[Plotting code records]

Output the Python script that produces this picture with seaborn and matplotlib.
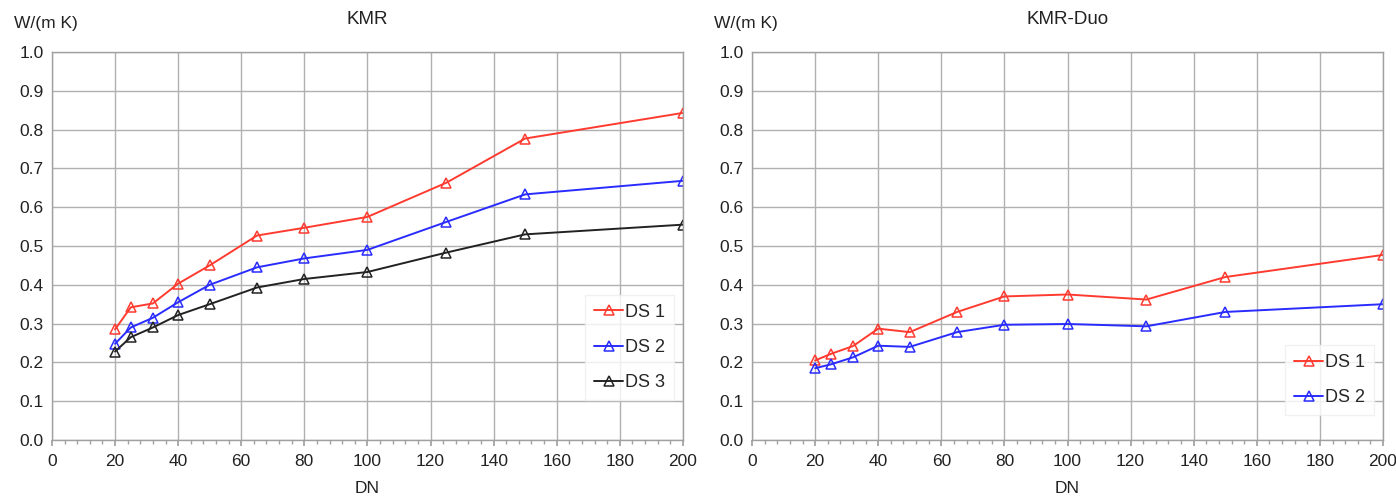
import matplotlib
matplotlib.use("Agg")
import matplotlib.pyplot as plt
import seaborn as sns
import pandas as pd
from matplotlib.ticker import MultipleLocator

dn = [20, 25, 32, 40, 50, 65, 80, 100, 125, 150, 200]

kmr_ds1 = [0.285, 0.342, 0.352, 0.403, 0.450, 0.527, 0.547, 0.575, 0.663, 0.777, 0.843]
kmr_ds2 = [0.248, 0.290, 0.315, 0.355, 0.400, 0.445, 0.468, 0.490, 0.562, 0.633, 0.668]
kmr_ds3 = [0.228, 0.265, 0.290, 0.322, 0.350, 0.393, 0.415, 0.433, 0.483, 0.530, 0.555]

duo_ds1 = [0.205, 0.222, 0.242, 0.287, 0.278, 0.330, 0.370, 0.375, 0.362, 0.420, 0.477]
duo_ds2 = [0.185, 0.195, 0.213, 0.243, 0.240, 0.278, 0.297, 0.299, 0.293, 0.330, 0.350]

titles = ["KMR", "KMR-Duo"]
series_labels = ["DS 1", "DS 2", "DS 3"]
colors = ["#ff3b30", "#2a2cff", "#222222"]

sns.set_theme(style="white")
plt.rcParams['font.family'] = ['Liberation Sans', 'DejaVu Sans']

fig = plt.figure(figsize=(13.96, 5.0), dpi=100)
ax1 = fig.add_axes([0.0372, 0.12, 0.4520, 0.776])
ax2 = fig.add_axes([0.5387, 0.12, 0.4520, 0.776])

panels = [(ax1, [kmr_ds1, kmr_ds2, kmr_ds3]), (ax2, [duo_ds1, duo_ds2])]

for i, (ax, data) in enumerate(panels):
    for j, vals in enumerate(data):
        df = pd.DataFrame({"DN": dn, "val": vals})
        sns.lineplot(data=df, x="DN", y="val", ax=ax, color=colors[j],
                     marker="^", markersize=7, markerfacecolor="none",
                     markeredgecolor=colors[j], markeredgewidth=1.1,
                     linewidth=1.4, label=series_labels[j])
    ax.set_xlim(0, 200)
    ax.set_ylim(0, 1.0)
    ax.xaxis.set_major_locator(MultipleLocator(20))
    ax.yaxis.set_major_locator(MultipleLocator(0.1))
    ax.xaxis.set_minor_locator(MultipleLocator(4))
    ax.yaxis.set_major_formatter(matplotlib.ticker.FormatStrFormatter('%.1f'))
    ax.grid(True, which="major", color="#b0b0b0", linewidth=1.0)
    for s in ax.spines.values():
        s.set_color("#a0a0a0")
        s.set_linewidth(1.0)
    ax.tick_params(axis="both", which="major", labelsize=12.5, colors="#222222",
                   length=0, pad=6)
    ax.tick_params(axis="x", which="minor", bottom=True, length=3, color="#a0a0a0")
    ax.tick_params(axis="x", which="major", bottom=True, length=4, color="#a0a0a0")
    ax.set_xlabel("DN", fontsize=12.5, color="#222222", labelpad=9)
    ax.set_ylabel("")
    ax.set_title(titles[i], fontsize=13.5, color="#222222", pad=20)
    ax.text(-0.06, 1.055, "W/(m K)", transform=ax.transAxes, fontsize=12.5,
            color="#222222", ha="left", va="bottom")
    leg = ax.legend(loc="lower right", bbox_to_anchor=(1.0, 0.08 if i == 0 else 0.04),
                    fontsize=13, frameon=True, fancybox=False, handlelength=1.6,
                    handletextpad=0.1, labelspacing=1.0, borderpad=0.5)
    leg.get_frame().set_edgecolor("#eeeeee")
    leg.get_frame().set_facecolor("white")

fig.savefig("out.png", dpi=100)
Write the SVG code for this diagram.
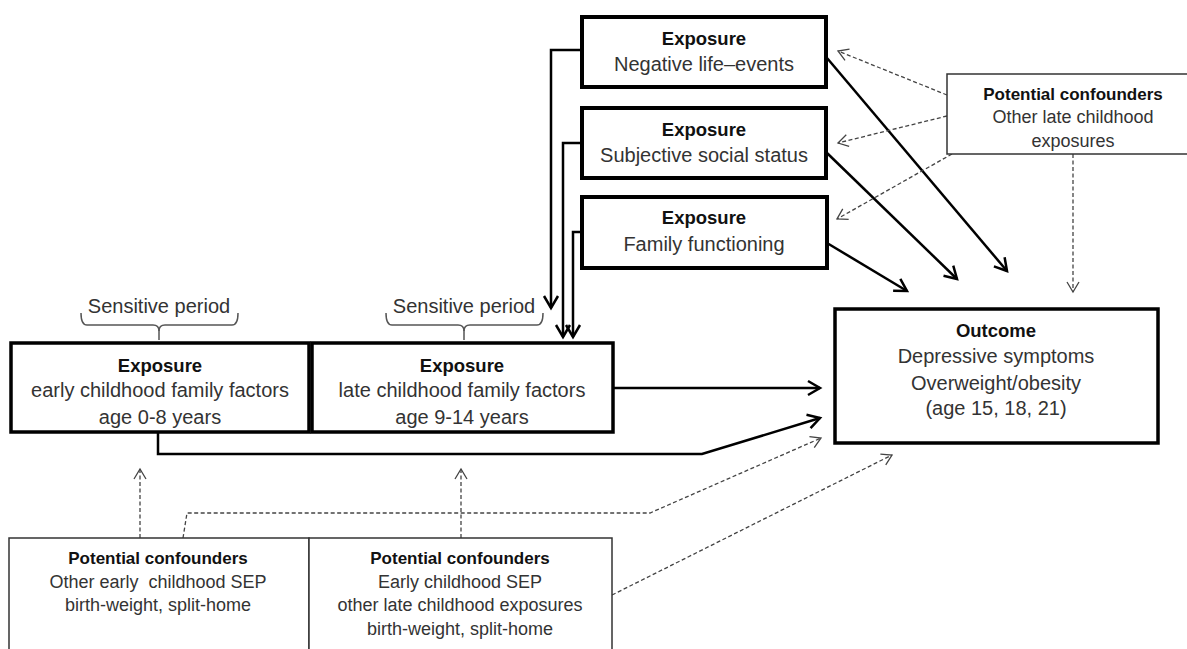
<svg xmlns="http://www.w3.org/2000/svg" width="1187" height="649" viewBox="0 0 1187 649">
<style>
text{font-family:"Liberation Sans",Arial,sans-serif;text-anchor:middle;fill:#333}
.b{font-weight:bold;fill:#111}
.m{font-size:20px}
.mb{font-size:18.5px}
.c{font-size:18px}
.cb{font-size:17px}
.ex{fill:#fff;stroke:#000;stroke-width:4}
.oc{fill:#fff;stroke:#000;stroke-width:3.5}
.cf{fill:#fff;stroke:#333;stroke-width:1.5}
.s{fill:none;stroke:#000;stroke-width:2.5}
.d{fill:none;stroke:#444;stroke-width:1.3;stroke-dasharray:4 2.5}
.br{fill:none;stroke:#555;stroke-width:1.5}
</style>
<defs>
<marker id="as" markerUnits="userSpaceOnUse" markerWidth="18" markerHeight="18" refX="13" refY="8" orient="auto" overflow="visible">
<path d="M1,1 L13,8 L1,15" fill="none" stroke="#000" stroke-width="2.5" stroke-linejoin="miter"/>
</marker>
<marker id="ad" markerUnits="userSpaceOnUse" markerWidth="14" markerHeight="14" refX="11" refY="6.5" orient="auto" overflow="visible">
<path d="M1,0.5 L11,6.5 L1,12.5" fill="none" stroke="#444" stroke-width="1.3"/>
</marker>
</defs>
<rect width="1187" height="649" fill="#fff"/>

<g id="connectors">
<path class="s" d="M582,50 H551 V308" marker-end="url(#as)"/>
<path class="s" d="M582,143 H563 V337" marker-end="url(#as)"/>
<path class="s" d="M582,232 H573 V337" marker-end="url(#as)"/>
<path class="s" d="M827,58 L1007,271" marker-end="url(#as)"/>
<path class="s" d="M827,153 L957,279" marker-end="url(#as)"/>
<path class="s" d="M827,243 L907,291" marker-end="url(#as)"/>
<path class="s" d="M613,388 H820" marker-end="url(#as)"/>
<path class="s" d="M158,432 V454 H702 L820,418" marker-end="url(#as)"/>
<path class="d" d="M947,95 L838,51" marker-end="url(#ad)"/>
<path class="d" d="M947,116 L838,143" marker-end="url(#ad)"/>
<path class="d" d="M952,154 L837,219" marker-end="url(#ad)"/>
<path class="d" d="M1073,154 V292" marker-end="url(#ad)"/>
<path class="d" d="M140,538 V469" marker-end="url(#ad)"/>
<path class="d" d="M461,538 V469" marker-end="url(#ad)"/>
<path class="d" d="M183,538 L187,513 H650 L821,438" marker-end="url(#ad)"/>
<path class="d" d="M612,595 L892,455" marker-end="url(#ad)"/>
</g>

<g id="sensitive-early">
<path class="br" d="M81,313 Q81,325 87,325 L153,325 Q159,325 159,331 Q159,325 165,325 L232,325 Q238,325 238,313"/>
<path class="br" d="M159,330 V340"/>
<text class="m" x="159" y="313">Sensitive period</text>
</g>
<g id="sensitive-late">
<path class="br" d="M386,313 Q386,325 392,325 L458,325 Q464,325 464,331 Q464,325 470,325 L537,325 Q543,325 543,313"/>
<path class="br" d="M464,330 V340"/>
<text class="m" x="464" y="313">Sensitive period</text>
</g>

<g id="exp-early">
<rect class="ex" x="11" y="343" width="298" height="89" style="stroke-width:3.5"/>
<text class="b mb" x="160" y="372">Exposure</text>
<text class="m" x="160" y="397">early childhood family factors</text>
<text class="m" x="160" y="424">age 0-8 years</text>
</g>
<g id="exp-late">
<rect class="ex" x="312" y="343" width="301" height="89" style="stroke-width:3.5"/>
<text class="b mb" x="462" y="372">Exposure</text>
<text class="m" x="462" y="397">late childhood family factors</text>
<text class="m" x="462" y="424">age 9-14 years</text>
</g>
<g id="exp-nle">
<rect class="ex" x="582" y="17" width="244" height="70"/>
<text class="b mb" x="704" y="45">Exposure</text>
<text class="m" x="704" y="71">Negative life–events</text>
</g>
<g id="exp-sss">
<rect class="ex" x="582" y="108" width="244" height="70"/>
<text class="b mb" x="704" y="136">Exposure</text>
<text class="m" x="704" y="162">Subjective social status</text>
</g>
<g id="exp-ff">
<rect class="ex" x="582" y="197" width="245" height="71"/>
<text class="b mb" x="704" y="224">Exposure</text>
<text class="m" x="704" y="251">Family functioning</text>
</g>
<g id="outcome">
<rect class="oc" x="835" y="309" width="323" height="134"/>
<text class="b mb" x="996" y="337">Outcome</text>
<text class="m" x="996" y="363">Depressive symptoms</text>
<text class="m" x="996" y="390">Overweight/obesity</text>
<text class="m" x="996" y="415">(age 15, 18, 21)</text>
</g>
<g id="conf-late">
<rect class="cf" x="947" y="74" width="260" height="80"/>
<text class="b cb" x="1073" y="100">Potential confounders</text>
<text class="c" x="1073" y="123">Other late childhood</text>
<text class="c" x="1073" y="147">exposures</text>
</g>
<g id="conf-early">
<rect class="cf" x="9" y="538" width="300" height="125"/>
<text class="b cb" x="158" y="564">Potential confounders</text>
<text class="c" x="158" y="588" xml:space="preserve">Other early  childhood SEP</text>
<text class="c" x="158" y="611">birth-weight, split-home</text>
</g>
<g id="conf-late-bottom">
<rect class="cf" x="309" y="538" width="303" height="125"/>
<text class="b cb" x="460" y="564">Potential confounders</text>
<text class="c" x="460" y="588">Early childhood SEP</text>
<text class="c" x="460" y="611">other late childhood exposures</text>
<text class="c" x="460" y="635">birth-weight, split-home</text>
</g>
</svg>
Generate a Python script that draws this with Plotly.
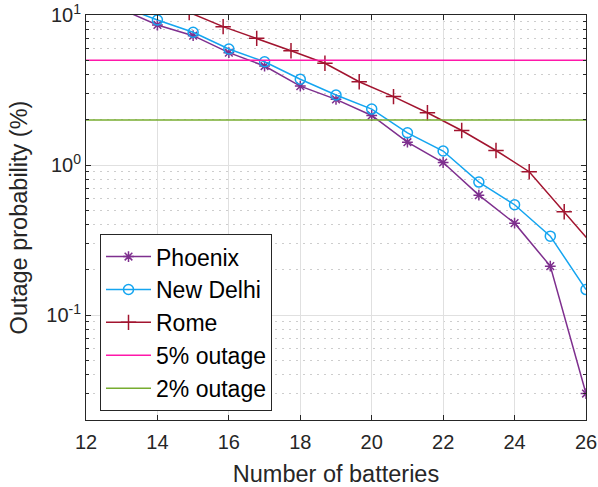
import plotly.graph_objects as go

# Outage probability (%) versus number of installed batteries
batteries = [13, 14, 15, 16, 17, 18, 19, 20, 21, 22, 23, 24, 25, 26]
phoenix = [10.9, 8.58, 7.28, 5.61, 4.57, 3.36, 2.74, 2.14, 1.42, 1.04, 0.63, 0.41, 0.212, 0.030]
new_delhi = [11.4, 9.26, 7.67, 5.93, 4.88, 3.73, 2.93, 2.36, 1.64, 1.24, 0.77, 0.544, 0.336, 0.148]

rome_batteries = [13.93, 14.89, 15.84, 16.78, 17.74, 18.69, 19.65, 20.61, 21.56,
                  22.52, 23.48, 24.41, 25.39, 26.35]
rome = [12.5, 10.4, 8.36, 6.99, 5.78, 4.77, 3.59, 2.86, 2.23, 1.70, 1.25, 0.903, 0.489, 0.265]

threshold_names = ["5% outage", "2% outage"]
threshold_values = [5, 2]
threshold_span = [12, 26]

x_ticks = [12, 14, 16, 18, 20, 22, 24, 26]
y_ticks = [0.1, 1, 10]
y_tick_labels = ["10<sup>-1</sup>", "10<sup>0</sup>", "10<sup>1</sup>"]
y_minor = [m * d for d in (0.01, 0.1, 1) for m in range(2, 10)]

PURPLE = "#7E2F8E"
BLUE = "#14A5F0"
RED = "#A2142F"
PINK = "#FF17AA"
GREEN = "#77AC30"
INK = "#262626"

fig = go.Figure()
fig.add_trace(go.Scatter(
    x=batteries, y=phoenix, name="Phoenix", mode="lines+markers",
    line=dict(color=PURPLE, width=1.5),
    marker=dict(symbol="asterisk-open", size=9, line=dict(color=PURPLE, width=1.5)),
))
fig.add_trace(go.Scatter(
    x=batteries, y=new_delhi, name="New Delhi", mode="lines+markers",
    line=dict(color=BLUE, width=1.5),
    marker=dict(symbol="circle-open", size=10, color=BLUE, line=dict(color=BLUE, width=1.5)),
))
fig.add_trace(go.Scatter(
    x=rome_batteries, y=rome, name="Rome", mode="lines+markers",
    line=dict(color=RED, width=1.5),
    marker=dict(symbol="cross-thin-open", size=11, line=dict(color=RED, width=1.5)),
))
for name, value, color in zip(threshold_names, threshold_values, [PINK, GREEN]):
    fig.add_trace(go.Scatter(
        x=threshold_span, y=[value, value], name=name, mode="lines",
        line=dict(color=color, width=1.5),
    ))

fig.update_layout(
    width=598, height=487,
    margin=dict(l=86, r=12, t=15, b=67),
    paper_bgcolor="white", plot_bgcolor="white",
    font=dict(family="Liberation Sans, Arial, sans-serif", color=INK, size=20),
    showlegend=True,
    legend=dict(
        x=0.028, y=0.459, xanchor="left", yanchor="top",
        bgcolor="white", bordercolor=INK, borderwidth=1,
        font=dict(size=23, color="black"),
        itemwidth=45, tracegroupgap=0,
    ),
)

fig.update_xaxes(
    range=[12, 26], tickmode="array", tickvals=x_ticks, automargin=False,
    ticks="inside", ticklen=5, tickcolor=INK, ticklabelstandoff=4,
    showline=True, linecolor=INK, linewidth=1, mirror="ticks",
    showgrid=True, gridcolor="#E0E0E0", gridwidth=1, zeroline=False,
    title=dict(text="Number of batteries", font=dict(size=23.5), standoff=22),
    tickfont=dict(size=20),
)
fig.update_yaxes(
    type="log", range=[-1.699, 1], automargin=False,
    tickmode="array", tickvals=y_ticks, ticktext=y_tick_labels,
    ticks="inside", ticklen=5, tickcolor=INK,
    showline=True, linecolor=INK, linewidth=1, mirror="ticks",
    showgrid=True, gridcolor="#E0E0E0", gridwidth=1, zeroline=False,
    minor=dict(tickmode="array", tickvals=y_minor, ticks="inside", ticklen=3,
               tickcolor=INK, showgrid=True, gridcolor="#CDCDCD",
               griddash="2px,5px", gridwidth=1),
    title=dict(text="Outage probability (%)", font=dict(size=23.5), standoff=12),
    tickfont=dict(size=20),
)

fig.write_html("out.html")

| GOAL OF THE EXERCISE |
Leave out the pictures and repeat the lines from the start of the material through the line with "0.293, 0.330, 0.350]", inclusive.

| EXERCISE ANSWER |
Output the Python script that produces this picture with seaborn and matplotlib.
import matplotlib
matplotlib.use("Agg")
import matplotlib.pyplot as plt
import seaborn as sns
import pandas as pd
from matplotlib.ticker import MultipleLocator

dn = [20, 25, 32, 40, 50, 65, 80, 100, 125, 150, 200]

kmr_ds1 = [0.285, 0.342, 0.352, 0.403, 0.450, 0.527, 0.547, 0.575, 0.663, 0.777, 0.843]
kmr_ds2 = [0.248, 0.290, 0.315, 0.355, 0.400, 0.445, 0.468, 0.490, 0.562, 0.633, 0.668]
kmr_ds3 = [0.228, 0.265, 0.290, 0.322, 0.350, 0.393, 0.415, 0.433, 0.483, 0.530, 0.555]

duo_ds1 = [0.205, 0.222, 0.242, 0.287, 0.278, 0.330, 0.370, 0.375, 0.362, 0.420, 0.477]
duo_ds2 = [0.185, 0.195, 0.213, 0.243, 0.240, 0.278, 0.297, 0.299, 0.293, 0.330, 0.350]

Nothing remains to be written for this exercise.